理事長メッセージ

この度、第110回日本泌尿器科学会総会(神戸)の会期中に行われました新理事会にて理事長に選任して頂きました。大変光栄に存じますとともに重責を担うこととなり身の引き締まる思いでございます。

一般社団法人日本泌尿器科学会の会員数は現在約9700名を越えまして、毎年約300名前後の新たな専攻医が入会しておりますので、まもなく10000人に達しようとしております。昨今全身の多くの領域において診断、手術、薬物療法等が分業化してきておりますが、泌尿器科領域においては診断から手術、そして薬物療法に至るまで泌尿器科医によってほぼ完結しているところに、諸外国とは異なった我が国における泌尿器科学の発展の歴史があると思われます。対象疾患領域は泌尿器癌(前立腺癌、腎臓癌、尿路上皮癌、精巣癌など)、尿路感染症、腎移植や人工透析などの腎疾患、排尿障害、副腎などに関連した内分泌疾患、男性更年期、生殖医療、女性泌尿器科、小児泌尿器科など多岐にわたります。日本泌尿器科学会はこのように広い専門分野を内包しておりますが、15の専門領域部会が高い専門性をもとに学会運営を行っております。基礎・臨床研究を推進し、泌尿器科学をさらに発展させるとともに医療安全にも十分に配慮して国民の福祉と健康に貢献していく所存です。
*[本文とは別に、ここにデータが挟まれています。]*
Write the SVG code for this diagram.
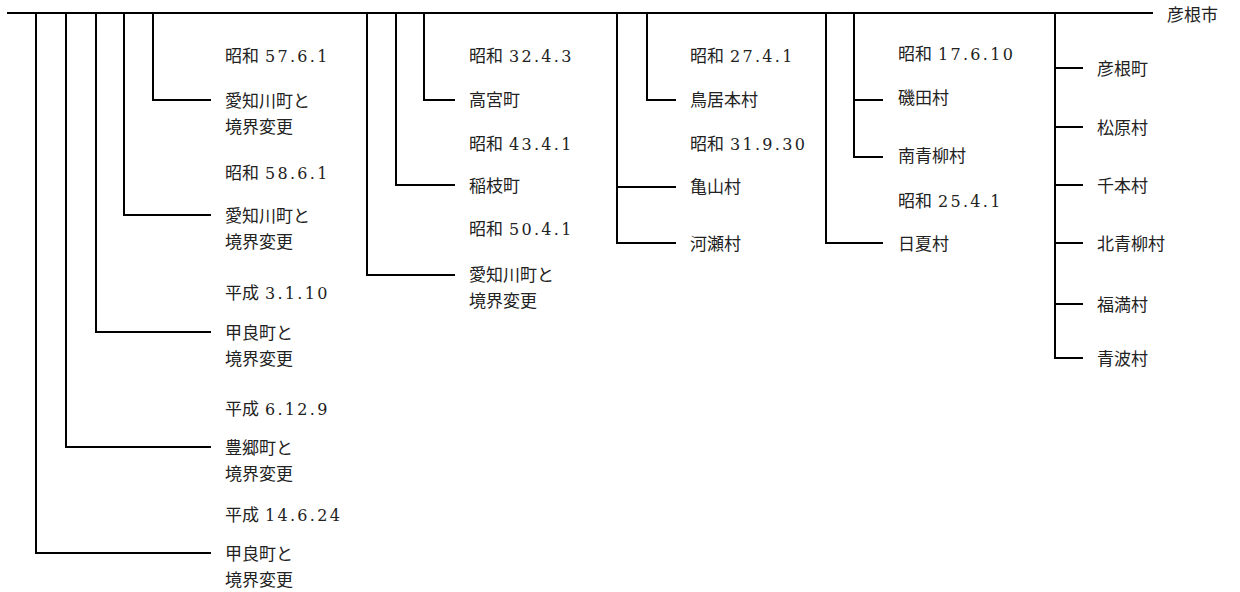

日本専門医機構が定める基本領域学会の一つとして、将来を担う泌尿器科医の育成を学会の使命として進めていきます。このための教育プログラムは学問的に多様性に富む泌尿器科学が全体として発展できるように構築されておりますし、他学会との境界領域も含んでおります。それぞれの専門領域のエキスパートやオピニオンリーダーの先生方が企画、創案した教育コンテンツや学術集会における教育プログラムは学会のホームページから容易に見ることができます。これらの教育活動を通して、泌尿器科の診療だけでなく研究も発展させていける次世代の泌尿器科専門医の育成を進めていきたいと考えております。

新型コロナウイルス感染症も第5類の扱いとなり、ようやく落ち着いてきた感がありますが、この新型コロナに翻弄された3年間で最も大きな影響を受けたのが国際交流でした。学会でも海外の演者はオンライン参加が当たり前でしたが、第110回日本泌尿器科学会総会では対面で参加する多くの海外演者を迎えることができました。その翌週に行われたAUAにおいても発表する若手医師や司会や座長を行うベテラン医師を多数拝見致しまして、漸く通常の状態に戻ってきた実感があります。国際交流においてはAUAやEAUとの交流だけでなく、アジアにおける日本泌尿器科学会のプレゼンスの向上にも注力したいと考えております。そのためには各大学、サブスペシャリテ学会の国際交流の現状を学会としてまず把握し、アジア各国との連携に対する日本泌尿器科学会のスタンスを明確化していきたいと考えております。本学会が発行するInternational Journal of Urology(IJU)はアジア泌尿器科学会のオフィシャルジャーナルでもあり、編集委員の先生方のご努力もあり、最新のインパクトファクターは2.896まで上昇しております。アジアにおけるトップジャーナルとしての地位を着実に築いてきておりますが、今後もさらに発展させていくことが重要であると考えております。

本学会においても女性医師は増えてきており、現在会員全体に占める割合は8.9%に達しております。前任の野々村理事長の時に女性理事枠を作ることが承認され、今回初めて2人の女性理事が誕生致しました。女性理事にも日本泌尿器科学会の各種委員会の委員長になって頂き、積極的に学会運営に携わってもらいます。またダイバーシティ推進委員会を中心に女性泌尿器科医の活躍に対する施策として、ポジティブ・アクション、イクボス等を更に推進して、将来に向け女性医師雇用推進、再雇用、就労継続に向けた取り組みを進めていきたいと考えております。医師の働き方改革への対応も待ったなしの状況にあると思われます。様々な特性・背景を持った人材が泌尿器科医を目指し、それを維持できる環境についてもダイバーシティ推進委員会を中心に整備していく所存です。

以上述べましたような方向性をもって日本泌尿器科学会の運営を進めて参りますが、学会のさらなる発展を目指して邁進して参る所存ですので、皆様のご支援をよろしくお願い申し上げます。